SUPPLIED INFORMATION —
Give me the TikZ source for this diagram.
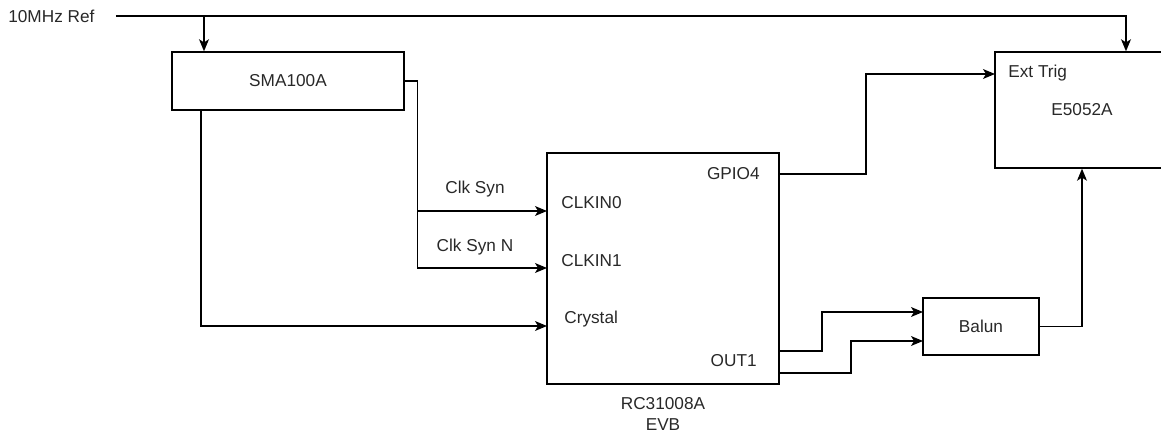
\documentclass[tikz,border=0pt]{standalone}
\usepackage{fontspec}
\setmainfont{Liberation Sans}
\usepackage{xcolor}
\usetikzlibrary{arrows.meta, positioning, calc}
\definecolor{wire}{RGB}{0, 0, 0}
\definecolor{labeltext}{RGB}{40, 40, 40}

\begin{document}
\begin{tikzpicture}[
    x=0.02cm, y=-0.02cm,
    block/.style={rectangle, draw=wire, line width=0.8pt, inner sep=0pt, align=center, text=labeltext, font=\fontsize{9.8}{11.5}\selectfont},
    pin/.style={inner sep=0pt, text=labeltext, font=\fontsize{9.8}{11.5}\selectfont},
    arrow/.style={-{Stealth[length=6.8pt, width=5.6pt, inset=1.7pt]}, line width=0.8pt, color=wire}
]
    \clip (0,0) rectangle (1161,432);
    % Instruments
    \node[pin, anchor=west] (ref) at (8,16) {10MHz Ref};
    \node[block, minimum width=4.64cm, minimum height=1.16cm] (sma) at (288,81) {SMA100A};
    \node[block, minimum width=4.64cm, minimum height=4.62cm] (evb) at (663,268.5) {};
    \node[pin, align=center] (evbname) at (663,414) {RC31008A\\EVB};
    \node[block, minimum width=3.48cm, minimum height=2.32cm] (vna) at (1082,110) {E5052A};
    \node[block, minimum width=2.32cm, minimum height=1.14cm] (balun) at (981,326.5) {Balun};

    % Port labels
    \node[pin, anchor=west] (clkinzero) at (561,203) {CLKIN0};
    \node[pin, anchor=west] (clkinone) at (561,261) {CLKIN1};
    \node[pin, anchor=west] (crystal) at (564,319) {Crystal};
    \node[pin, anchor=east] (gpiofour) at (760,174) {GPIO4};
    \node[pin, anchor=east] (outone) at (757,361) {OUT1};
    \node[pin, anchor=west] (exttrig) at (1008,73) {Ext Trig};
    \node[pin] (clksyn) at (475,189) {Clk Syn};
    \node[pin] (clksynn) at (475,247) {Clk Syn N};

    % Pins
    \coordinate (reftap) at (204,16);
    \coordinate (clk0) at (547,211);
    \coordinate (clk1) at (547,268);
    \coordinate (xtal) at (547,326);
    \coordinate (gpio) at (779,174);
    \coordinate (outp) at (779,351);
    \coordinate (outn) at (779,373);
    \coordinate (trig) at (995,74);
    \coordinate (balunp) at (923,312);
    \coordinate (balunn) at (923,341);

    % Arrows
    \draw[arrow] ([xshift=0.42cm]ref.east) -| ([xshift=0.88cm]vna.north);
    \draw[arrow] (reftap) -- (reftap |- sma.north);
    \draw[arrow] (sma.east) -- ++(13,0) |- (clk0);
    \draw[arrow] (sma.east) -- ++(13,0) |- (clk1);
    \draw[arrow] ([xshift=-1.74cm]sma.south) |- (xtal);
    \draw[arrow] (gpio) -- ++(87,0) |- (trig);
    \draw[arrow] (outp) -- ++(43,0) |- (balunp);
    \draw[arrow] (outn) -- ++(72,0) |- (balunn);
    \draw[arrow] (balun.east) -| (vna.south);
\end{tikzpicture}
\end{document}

EXERCISE GOAL — Without the pictures, please reproduce each line of the listing above exactly, from the first one through the line bearing "(balunn) at (923,341);".

SOLUTION TO THIS PROBLEM —
Give me the TikZ source for this diagram.
\documentclass[tikz,border=0pt]{standalone}
\usepackage{fontspec}
\setmainfont{Liberation Sans}
\usepackage{xcolor}
\usetikzlibrary{arrows.meta, positioning, calc}
\definecolor{wire}{RGB}{0, 0, 0}
\definecolor{labeltext}{RGB}{40, 40, 40}

\begin{document}
\begin{tikzpicture}[
    x=0.02cm, y=-0.02cm,
    block/.style={rectangle, draw=wire, line width=0.8pt, inner sep=0pt, align=center, text=labeltext, font=\fontsize{9.8}{11.5}\selectfont},
    pin/.style={inner sep=0pt, text=labeltext, font=\fontsize{9.8}{11.5}\selectfont},
    arrow/.style={-{Stealth[length=6.8pt, width=5.6pt, inset=1.7pt]}, line width=0.8pt, color=wire}
]
    \clip (0,0) rectangle (1161,432);
    % Instruments
    \node[pin, anchor=west] (ref) at (8,16) {10MHz Ref};
    \node[block, minimum width=4.64cm, minimum height=1.16cm] (sma) at (288,81) {SMA100A};
    \node[block, minimum width=4.64cm, minimum height=4.62cm] (evb) at (663,268.5) {};
    \node[pin, align=center] (evbname) at (663,414) {RC31008A\\EVB};
    \node[block, minimum width=3.48cm, minimum height=2.32cm] (vna) at (1082,110) {E5052A};
    \node[block, minimum width=2.32cm, minimum height=1.14cm] (balun) at (981,326.5) {Balun};

    % Port labels
    \node[pin, anchor=west] (clkinzero) at (561,203) {CLKIN0};
    \node[pin, anchor=west] (clkinone) at (561,261) {CLKIN1};
    \node[pin, anchor=west] (crystal) at (564,319) {Crystal};
    \node[pin, anchor=east] (gpiofour) at (760,174) {GPIO4};
    \node[pin, anchor=east] (outone) at (757,361) {OUT1};
    \node[pin, anchor=west] (exttrig) at (1008,73) {Ext Trig};
    \node[pin] (clksyn) at (475,189) {Clk Syn};
    \node[pin] (clksynn) at (475,247) {Clk Syn N};

    % Pins
    \coordinate (reftap) at (204,16);
    \coordinate (clk0) at (547,211);
    \coordinate (clk1) at (547,268);
    \coordinate (xtal) at (547,326);
    \coordinate (gpio) at (779,174);
    \coordinate (outp) at (779,351);
    \coordinate (outn) at (779,373);
    \coordinate (trig) at (995,74);
    \coordinate (balunp) at (923,312);
    \coordinate (balunn) at (923,341);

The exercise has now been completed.